» **Given request**:
Skip the pictures, please, and write out exactly the lines from the opening of the data through the line containing "const yStep = 5;".

» **Data for this task**:
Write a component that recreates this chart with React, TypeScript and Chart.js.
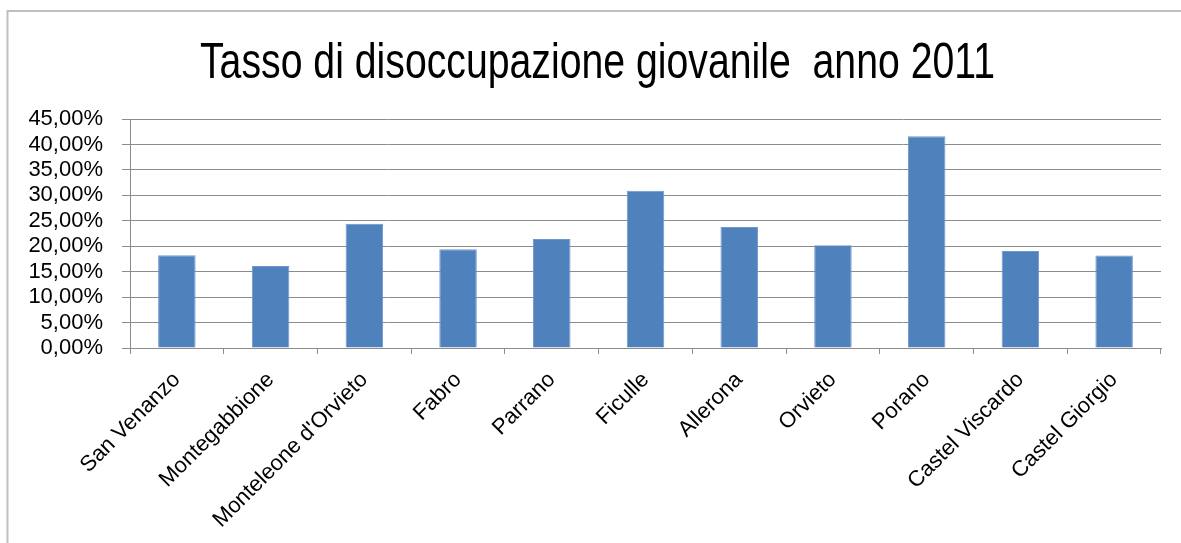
import React, { useEffect, useRef } from "react";
import { Chart, registerables } from "chart.js";

Chart.register(...registerables);

const TITLE = "Tasso di disoccupazione giovanile  anno 2011";
const categories = [
  "San Venanzo",
  "Montegabbione",
  "Monteleone d'Orvieto",
  "Fabro",
  "Parrano",
  "Ficulle",
  "Allerona",
  "Orvieto",
  "Porano",
  "Castel Viscardo",
  "Castel Giorgio",
];
const values = [18.25, 16.1, 24.4, 19.4, 21.4, 30.9, 23.8, 20.2, 41.6, 19.05, 18.2];
const yMin = 0;
const yMax = 45;
const yStep = 5;

const frameAndTitle = {
  id: "frameAndTitle",
  beforeDraw(chart: any) {
    const ctx = chart.ctx;
    ctx.save();
    ctx.fillStyle = "#ffffff";
    ctx.fillRect(0, 0, chart.width, chart.height);
    ctx.strokeStyle = "#bfbfbf";
    ctx.lineWidth = 2;
    ctx.beginPath();
    ctx.moveTo(7.5, chart.height);
    ctx.lineTo(7.5, 11);
    ctx.lineTo(chart.width, 11);
    ctx.stroke();
    // title
    ctx.font = '50px "Liberation Sans Narrow", "Liberation Sans", sans-serif';
    ctx.fillStyle = "#000000";
    ctx.textBaseline = "alphabetic";
    ctx.textAlign = "left";
    const w = ctx.measureText(TITLE).width;
    const target = 795;
    const sx = target / w;
    ctx.translate(200, 78);
    ctx.scale(sx, 1);
    ctx.fillText(TITLE, 0, 0);
    ctx.restore();
  },
};

export default function App() {
  const ref = useRef<HTMLCanvasElement | null>(null);
  useEffect(() => {
    document.body.style.margin = "0";
    if (!ref.current) return;
    const chart = new Chart(ref.current, {
      type: "bar",
      data: {
        labels: categories,
        datasets: [
          {
            data: values,
            backgroundColor: "#4F81BD",
            borderColor: "#6E98CC",
            borderWidth: 1,
            barPercentage: 0.4,
            categoryPercentage: 1.0,
          },
        ],
      },
      options: {
        animation: false,
        responsive: true,
        maintainAspectRatio: false,
        layout: { padding: { top: 119, right: 20, left: 0, bottom: 0 } },
        plugins: {
          legend: { display: false },
          title: { display: false },
          tooltip: { enabled: false },
        },
        scales: {
          x: {
            afterFit: (s: any) => {
              s.height = 195;
            },
            grid: {
              display: true,
              drawOnChartArea: false,
              drawTicks: true,
              tickLength: 6,
              color: "#8c8c8c",
              offset: true,
            },
            border: { display: true, color: "#8c8c8c", width: 1 },
            ticks: {
              autoSkip: false,
              minRotation: 45,
              maxRotation: 45,
              padding: 13,
              color: "#000000",
              font: { family: '"Liberation Sans", Arial, sans-serif', size: 22 },
            },
          },
          y: {
            min: yMin,
            max: yMax,
            afterFit: (s: any) => {
              s.width = 130;
            },
            grid: {
              color: "#8c8c8c",
              tickLength: 8,
              lineWidth: 1,
            },
            border: { display: true, color: "#8c8c8c", width: 1 },
            ticks: {
              autoSkip: false,
              stepSize: yStep,
              padding: 19,
              color: "#000000",
              font: { family: '"Liberation Sans", Arial, sans-serif', size: 22 },
              callback: (v: any) => Number(v).toFixed(2).replace(".", ",") + "%",
            },
          },
        },
      },
      plugins: [frameAndTitle],
    });
    return () => chart.destroy();
  }, []);
  return (
    <div style={{ width: "1181px", height: "543px", position: "relative" }}>
      <canvas ref={ref} />
    </div>
  );
}
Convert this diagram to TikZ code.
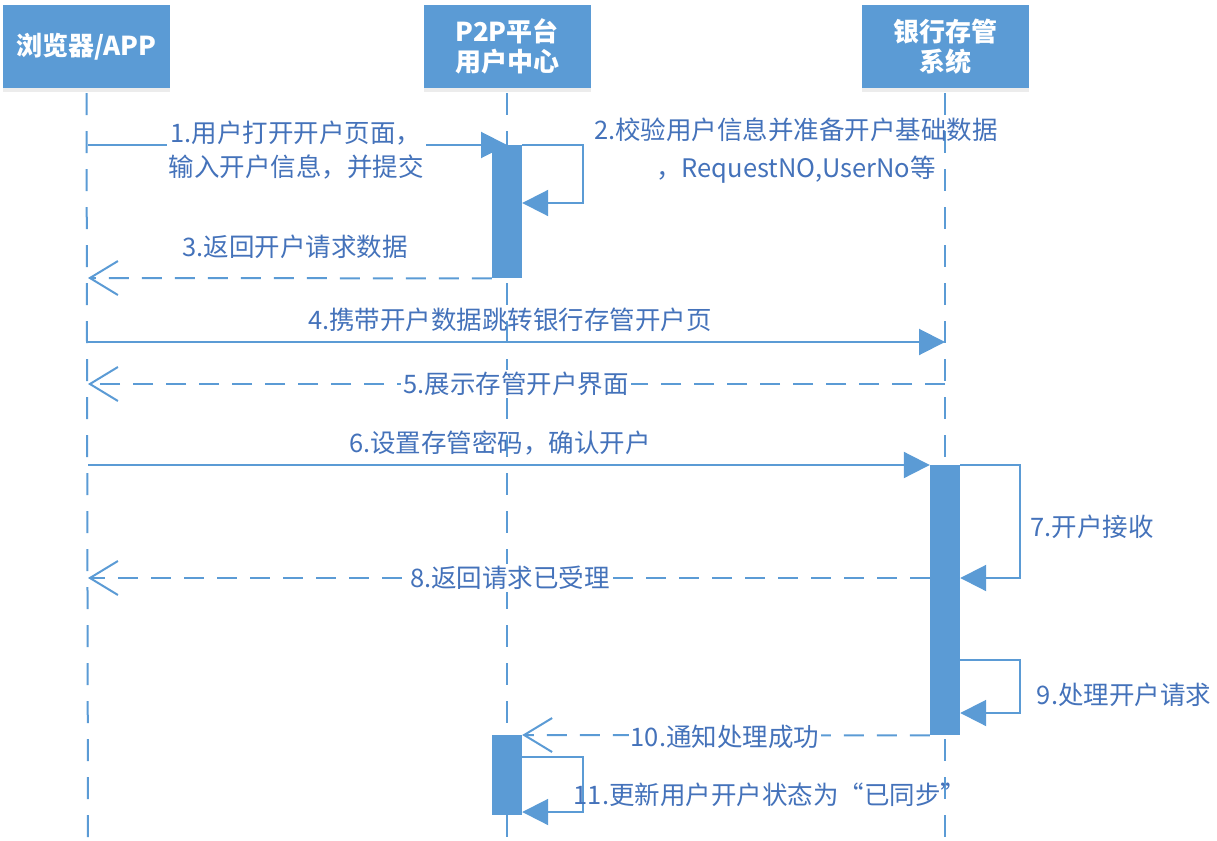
\documentclass[tikz,border=0pt]{standalone}
\usepackage{fontspec}
\setmainfont{Noto Sans CJK SC}
\usetikzlibrary{arrows.meta,shadows}
\definecolor{boxblue}{RGB}{91,155,213}
\definecolor{txtblue}{RGB}{68,114,186}
\begin{document}
\begin{tikzpicture}[x=1pt,y=-1pt,
  hdr/.style={fill=boxblue, text=white, font=\bfseries\fontsize{26}{30}\selectfont, minimum width=167pt, minimum height=83pt, align=center, inner sep=0pt, drop shadow={opacity=0.15, shadow xshift=0pt, shadow yshift=-4pt}},
  life/.style={draw=boxblue, line width=2pt, dash pattern=on 22pt off 16pt},
  act/.style={fill=boxblue, draw=none, minimum width=30pt, inner sep=0pt, anchor=north},
  msg/.style={draw=boxblue, line width=2pt, -{Triangle[length=26pt,width=26pt]}},
  ret/.style={draw=boxblue, line width=2pt, dash pattern=on 20pt off 13pt, -{Straight Barb[length=28pt,width=34pt]}},
  lbl/.style={text=txtblue, font=\fontsize{25.5}{34}\selectfont, align=center, inner sep=2pt},
  wlbl/.style={lbl, fill=white}
]
\useasboundingbox (0,0) rectangle (1217,840);

% headers
\node[hdr] (h1) at (86.5,46.5) {浏览器/APP};
\node[hdr] (h2) at (507,46.5) {P2P平台\\用户中心};
\node[hdr] (h3) at (945,46.5) {银行存管\\系统};

% lifeline ends
\coordinate (e1) at (88,840);
\coordinate (e2) at (507,840);
\coordinate (e3) at (945,840);
\draw[life] (h1.south) ++(0,5) -- (e1);
\draw[life] (h2.south) ++(0,5) -- (e2);
\draw[life] (h3.south) ++(0,5) -- (e3);

% activation bar anchors
\path (507,145) coordinate (a1top);
\path (945,465) coordinate (a2top);
\path (507,735) coordinate (a3top);

% lifeline points
\coordinate (p1) at (88,145);
\coordinate (p3) at (88,278);
\coordinate (p4s) at (88,342);
\coordinate (p4e) at (945,342);
\coordinate (p5s) at (945,384);
\coordinate (p5e) at (88,384);
\coordinate (p6) at (88,465);
\coordinate (p8) at (88,578);

\node[act, minimum height=133pt] (a1) at (a1top) {};
\node[act, minimum height=270pt] (a2) at (a2top) {};
\node[act, minimum height=80pt] (a3) at (a3top) {};

% messages
\draw[msg] (p1) -- (a1.north);
\draw[msg] (a1.north east) -- ++(61,0) |- (a1.east |- 0,203);
\draw[ret] (a1.south west) -- (p3);
\draw[msg] (p4s) -- (p4e);
\draw[ret] (p5s) -- (p5e);
\draw[msg] (p6) -- (a2.north west);
\draw[msg] (a2.north east) -- ++(60,0) |- (a2.east |- 0,578);
\draw[ret] (a2.west |- 0,578) -- (p8);
\draw[msg] (a2.east |- 0,660) -- ++(60,0) |- (a2.east |- 0,713);
\draw[ret] (a2.south west) -- (a3.north east);
\draw[msg] (a3.east |- 0,757) -- ++(61,0) |- (a3.east |- 0,812);

% redraw bars on top
\fill[boxblue] (a1.north west) rectangle (a1.south east);
\fill[boxblue] (a2.north west) rectangle (a2.south east);
\fill[boxblue] (a3.north west) rectangle (a3.south east);

% labels
\node[wlbl] (t1) at (296,150) {1.用户打开开户页面，\\输入开户信息，并提交};
\node[lbl, font=\fontsize{25.5}{38}\selectfont] (t2) at (796,151) {2.校验用户信息并准备开户基础数据\\，RequestNO,UserNo等};
\node[lbl] (t3) at (295,247) {3.返回开户请求数据};
\node[lbl] (t4) at (510,320) {4.携带开户数据跳转银行存管开户页};
\node[wlbl] (t5) at (516,384) {5.展示存管开户界面};
\node[lbl] (t6) at (500,443) {6.设置存管密码，确认开户};
\node[lbl] (t7) at (1092,527) {7.开户接收};
\node[wlbl] (t8) at (510,578) {8.返回请求已受理};
\node[lbl] (t9) at (1124,695) {9.处理开户请求};
\node[wlbl] (t10) at (725,737) {10.通知处理成功};
\node[lbl] (t11) at (770,795) {11.更新用户开户状态为“已同步”};
\end{tikzpicture}
\end{document}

» **Answer to the exercise**:
Write a component that recreates this chart with React, TypeScript and Chart.js.
import React, { useEffect, useRef } from "react";
import { Chart, registerables } from "chart.js";

Chart.register(...registerables);

const TITLE = "Tasso di disoccupazione giovanile  anno 2011";
const categories = [
  "San Venanzo",
  "Montegabbione",
  "Monteleone d'Orvieto",
  "Fabro",
  "Parrano",
  "Ficulle",
  "Allerona",
  "Orvieto",
  "Porano",
  "Castel Viscardo",
  "Castel Giorgio",
];
const values = [18.25, 16.1, 24.4, 19.4, 21.4, 30.9, 23.8, 20.2, 41.6, 19.05, 18.2];
const yMin = 0;
const yMax = 45;
const yStep = 5;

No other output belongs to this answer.